(Instructions to follow):
Reproduce the listing below in full and without alteration, apart from its pictures.

(Dataset content):
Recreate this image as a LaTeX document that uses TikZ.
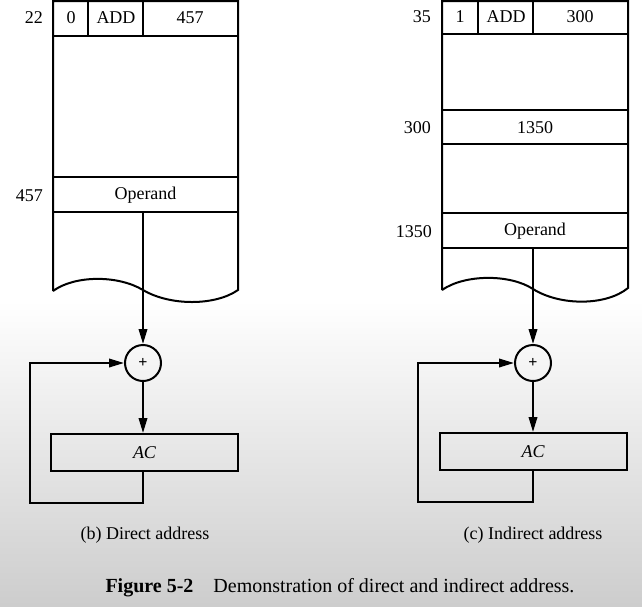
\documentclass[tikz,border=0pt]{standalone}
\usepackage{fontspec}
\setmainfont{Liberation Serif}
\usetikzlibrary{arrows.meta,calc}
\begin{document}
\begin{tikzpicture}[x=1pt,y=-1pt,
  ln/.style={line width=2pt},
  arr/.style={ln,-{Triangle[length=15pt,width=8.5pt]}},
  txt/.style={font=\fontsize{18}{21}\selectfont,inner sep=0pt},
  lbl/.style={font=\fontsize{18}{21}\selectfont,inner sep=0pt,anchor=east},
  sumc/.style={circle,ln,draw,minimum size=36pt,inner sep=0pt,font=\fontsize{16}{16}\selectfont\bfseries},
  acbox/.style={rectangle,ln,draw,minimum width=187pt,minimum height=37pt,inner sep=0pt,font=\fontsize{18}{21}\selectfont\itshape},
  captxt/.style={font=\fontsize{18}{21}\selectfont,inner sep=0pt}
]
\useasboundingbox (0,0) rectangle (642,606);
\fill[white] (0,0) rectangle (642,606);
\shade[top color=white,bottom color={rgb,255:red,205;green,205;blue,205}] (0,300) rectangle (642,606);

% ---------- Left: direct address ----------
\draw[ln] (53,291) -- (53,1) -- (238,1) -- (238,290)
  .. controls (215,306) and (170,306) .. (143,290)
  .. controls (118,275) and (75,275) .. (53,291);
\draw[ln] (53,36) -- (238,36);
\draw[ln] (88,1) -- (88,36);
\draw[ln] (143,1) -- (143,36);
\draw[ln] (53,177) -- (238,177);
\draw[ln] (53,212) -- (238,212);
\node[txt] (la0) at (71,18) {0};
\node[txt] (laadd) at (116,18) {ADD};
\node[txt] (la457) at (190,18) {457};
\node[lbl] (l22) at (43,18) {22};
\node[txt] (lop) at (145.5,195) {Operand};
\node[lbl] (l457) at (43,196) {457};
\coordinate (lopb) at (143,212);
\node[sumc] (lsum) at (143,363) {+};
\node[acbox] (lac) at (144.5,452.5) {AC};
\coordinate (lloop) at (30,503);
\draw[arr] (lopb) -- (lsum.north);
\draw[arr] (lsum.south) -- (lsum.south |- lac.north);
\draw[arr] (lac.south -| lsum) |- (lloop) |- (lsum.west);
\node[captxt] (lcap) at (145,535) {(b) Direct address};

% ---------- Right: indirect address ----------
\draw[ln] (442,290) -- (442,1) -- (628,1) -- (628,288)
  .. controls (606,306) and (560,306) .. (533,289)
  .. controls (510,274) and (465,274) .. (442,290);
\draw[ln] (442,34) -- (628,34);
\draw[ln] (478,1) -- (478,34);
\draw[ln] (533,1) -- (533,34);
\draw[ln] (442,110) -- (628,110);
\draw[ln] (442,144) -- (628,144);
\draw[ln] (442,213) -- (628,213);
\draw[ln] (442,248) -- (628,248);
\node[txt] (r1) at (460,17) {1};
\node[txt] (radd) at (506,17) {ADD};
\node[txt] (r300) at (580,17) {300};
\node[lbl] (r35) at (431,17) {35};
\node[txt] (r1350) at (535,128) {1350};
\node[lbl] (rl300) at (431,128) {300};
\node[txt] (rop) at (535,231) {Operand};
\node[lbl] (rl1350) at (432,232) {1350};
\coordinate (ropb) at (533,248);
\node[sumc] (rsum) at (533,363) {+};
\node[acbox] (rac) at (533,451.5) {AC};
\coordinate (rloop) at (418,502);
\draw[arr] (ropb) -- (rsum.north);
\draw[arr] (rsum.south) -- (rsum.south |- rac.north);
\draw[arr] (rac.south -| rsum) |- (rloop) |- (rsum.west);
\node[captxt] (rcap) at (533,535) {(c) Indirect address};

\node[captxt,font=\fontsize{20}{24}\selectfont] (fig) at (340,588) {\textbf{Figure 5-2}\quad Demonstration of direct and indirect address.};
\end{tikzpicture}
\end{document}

(Task answer):
Recreate this image as a LaTeX document that uses TikZ.
\documentclass[tikz,border=0pt]{standalone}
\usepackage{fontspec}
\setmainfont{Liberation Serif}
\usetikzlibrary{arrows.meta,calc}
\begin{document}
\begin{tikzpicture}[x=1pt,y=-1pt,
  ln/.style={line width=2pt},
  arr/.style={ln,-{Triangle[length=15pt,width=8.5pt]}},
  txt/.style={font=\fontsize{18}{21}\selectfont,inner sep=0pt},
  lbl/.style={font=\fontsize{18}{21}\selectfont,inner sep=0pt,anchor=east},
  sumc/.style={circle,ln,draw,minimum size=36pt,inner sep=0pt,font=\fontsize{16}{16}\selectfont\bfseries},
  acbox/.style={rectangle,ln,draw,minimum width=187pt,minimum height=37pt,inner sep=0pt,font=\fontsize{18}{21}\selectfont\itshape},
  captxt/.style={font=\fontsize{18}{21}\selectfont,inner sep=0pt}
]
\useasboundingbox (0,0) rectangle (642,606);
\fill[white] (0,0) rectangle (642,606);
\shade[top color=white,bottom color={rgb,255:red,205;green,205;blue,205}] (0,300) rectangle (642,606);

% ---------- Left: direct address ----------
\draw[ln] (53,291) -- (53,1) -- (238,1) -- (238,290)
  .. controls (215,306) and (170,306) .. (143,290)
  .. controls (118,275) and (75,275) .. (53,291);
\draw[ln] (53,36) -- (238,36);
\draw[ln] (88,1) -- (88,36);
\draw[ln] (143,1) -- (143,36);
\draw[ln] (53,177) -- (238,177);
\draw[ln] (53,212) -- (238,212);
\node[txt] (la0) at (71,18) {0};
\node[txt] (laadd) at (116,18) {ADD};
\node[txt] (la457) at (190,18) {457};
\node[lbl] (l22) at (43,18) {22};
\node[txt] (lop) at (145.5,195) {Operand};
\node[lbl] (l457) at (43,196) {457};
\coordinate (lopb) at (143,212);
\node[sumc] (lsum) at (143,363) {+};
\node[acbox] (lac) at (144.5,452.5) {AC};
\coordinate (lloop) at (30,503);
\draw[arr] (lopb) -- (lsum.north);
\draw[arr] (lsum.south) -- (lsum.south |- lac.north);
\draw[arr] (lac.south -| lsum) |- (lloop) |- (lsum.west);
\node[captxt] (lcap) at (145,535) {(b) Direct address};

% ---------- Right: indirect address ----------
\draw[ln] (442,290) -- (442,1) -- (628,1) -- (628,288)
  .. controls (606,306) and (560,306) .. (533,289)
  .. controls (510,274) and (465,274) .. (442,290);
\draw[ln] (442,34) -- (628,34);
\draw[ln] (478,1) -- (478,34);
\draw[ln] (533,1) -- (533,34);
\draw[ln] (442,110) -- (628,110);
\draw[ln] (442,144) -- (628,144);
\draw[ln] (442,213) -- (628,213);
\draw[ln] (442,248) -- (628,248);
\node[txt] (r1) at (460,17) {1};
\node[txt] (radd) at (506,17) {ADD};
\node[txt] (r300) at (580,17) {300};
\node[lbl] (r35) at (431,17) {35};
\node[txt] (r1350) at (535,128) {1350};
\node[lbl] (rl300) at (431,128) {300};
\node[txt] (rop) at (535,231) {Operand};
\node[lbl] (rl1350) at (432,232) {1350};
\coordinate (ropb) at (533,248);
\node[sumc] (rsum) at (533,363) {+};
\node[acbox] (rac) at (533,451.5) {AC};
\coordinate (rloop) at (418,502);
\draw[arr] (ropb) -- (rsum.north);
\draw[arr] (rsum.south) -- (rsum.south |- rac.north);
\draw[arr] (rac.south -| rsum) |- (rloop) |- (rsum.west);
\node[captxt] (rcap) at (533,535) {(c) Indirect address};

\node[captxt,font=\fontsize{20}{24}\selectfont] (fig) at (340,588) {\textbf{Figure 5-2}\quad Demonstration of direct and indirect address.};
\end{tikzpicture}
\end{document}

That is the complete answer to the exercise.